Throughout my career, I have observed that the advanced study of languages is not universally valued in the American educational system. Even so, I was stunned by the announcement this fall that the State University of New York at Albany will eliminate major, minor, and graduate programs in French, Italian, Russian, and the classics (the German program was already reduced), along with theater. When financial exigencies hit, decisions to cut services and programs (and not just academic ones) must be made, but the Albany plan is astoundingly draconian: No European languages except Spanish will be taught beyond the early semesters, and 10 tenure-line faculty members will be let go.
Albany seeks to justify the cuts based on the number of students majoring in those fields. But that metric is both misguided and more complicated than it looks. Research by the Modern Language Association shows that language majors are often identified as second concentrations, yet Albany, like a great many colleges and universities, does not report such majors (see the MLA report “Data on Second Majors in Language and Literature, 2001-08" for statistics on the growing number of foreign-language second majors). Quite a few international-relations and business majors declare a second major in a language. Many students also choose to minor in a language, especially after a period of study abroad, and courses can show up as transfer credits.
But more important, the flawed “number of majors” metric distracts us from the real question: What is the purpose of a university (especially one that calls itself a research institution) if not to cultivate the core disciplines of a liberal-arts education? If we value the advanced study of languages as central to the mission of a liberal-arts curriculum, then we must ensure that programs have adequate resources, connect well to other elements of liberal learning, and provide students with the essential experiences to develop translingual and transnational competence. It is absurd to give students access to introductory and intermediate sequences in French (available in virtually all the high schools that send students to Albany) but not to advanced courses on linguistics, literature, culture, and media taught in French. Students who peek into the door of language yet cannot go further are being denied a key component of a university education. In all of this, we are terribly out of sync with the rest of the world.

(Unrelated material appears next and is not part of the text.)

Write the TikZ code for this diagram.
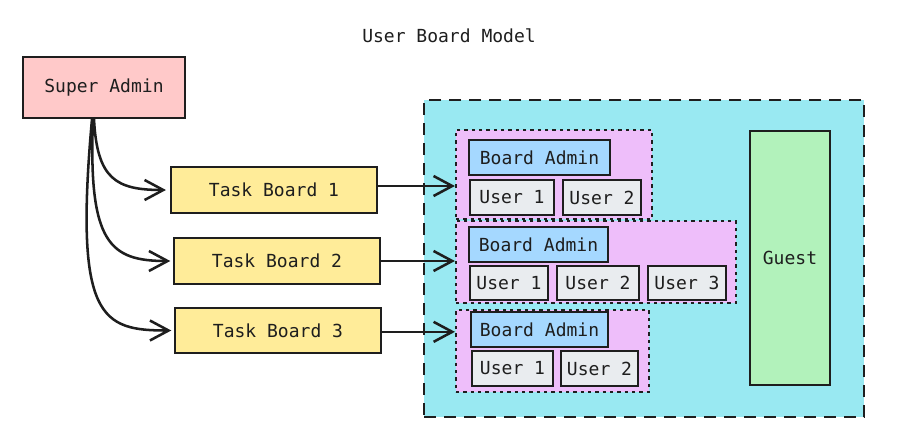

It doesn’t have to be that way. Albany was apparently well on track to achieve some important goals with respect to cross-cultural study. The 2010 Middle States Commission on Higher Education report noted that the “university has given careful attention to developing ... an appreciation for diversity in its many dimensions, including global citizenship. ... The best demonstration of the university’s commitment is their choice to add to the SUNY General Education requirement additional rubrics of Global and Cross-Cultural Studies and U.S. Pluralism and Diversity, and to require a second semester of a foreign language.” It simply makes no sense to add a second required semester of language while taking away the opportunity to explore all except one of the most commonly taught languages at the minor or major level. Such a move makes the university equivalent to a high school when it comes to a key component of the humanities.
It also makes no sense to deprive other humanities programs of the expertise that specialists in literature, linguistics, and culture can bring. To its credit, the English department at Albany offers a Ph.D. concentration in cultural, transcultural, and global studies that examines the effects of globalization, cross-cultural exchange, class relations, and cultural identity on discourse. The English Ph.D. program also requires students to demonstrate either reading competence in two languages other than English or advanced competence in one language (by taking a graduate course in that language or four years of undergraduate study). How will students take a graduate course conducted in another European language unless they choose to study Spanish? And what will be the effect on faculty members in other liberal-arts disciplines if they lose the benefit of colleagues with scholarly expertise in French, German, Italian, Russian, Latin, and Greek?
The MLA has been assisting its members in making the case for strong language programs, but beyond those efforts, I believe it is the responsibility of the larger academic community to make the case for the advanced study of languages. We must also call out university presidents who, by failing to explain the value of the advanced study of languages and literatures to the public, have been derelict in their duty. Until Americans see learning languages as an indispensable enterprise, we must argue, continuously and vigorously, for the centrality and indisputable relevance of this area of study.
“Educationally and culturally, the University at Albany-SUNY puts ‘the World Within Reach,’” the institution proudly proclaims on its Web site. Yet if President George M. Philip’s plans go unchallenged, one of the four flagship research universities of New York state will put a good part of the world out of the reach of its students by denying them advanced learning in all European languages except Spanish. In lamenting the cuts, the administration declared the impossible: that the “University at Albany fully values the critically important role the humanities play in the intellectual life of a university community.”
Let us hold all universities to this statement of values. I have spent a good deal of time discussing what is going on at one particular institution because I know that state system well, but Albany is hardly alone. Similar actions have been carried out or contemplated at Louisiana State University at Baton Rouge, the University of Maine at Orono, the University of Nevada at Reno, Florida State University, and the University of Iowa, to name a few. If the academic community does not stand up in support of advanced study and research in languages other than English, then the humanities truly are incomplete—and the mission of higher education is seriously compromised.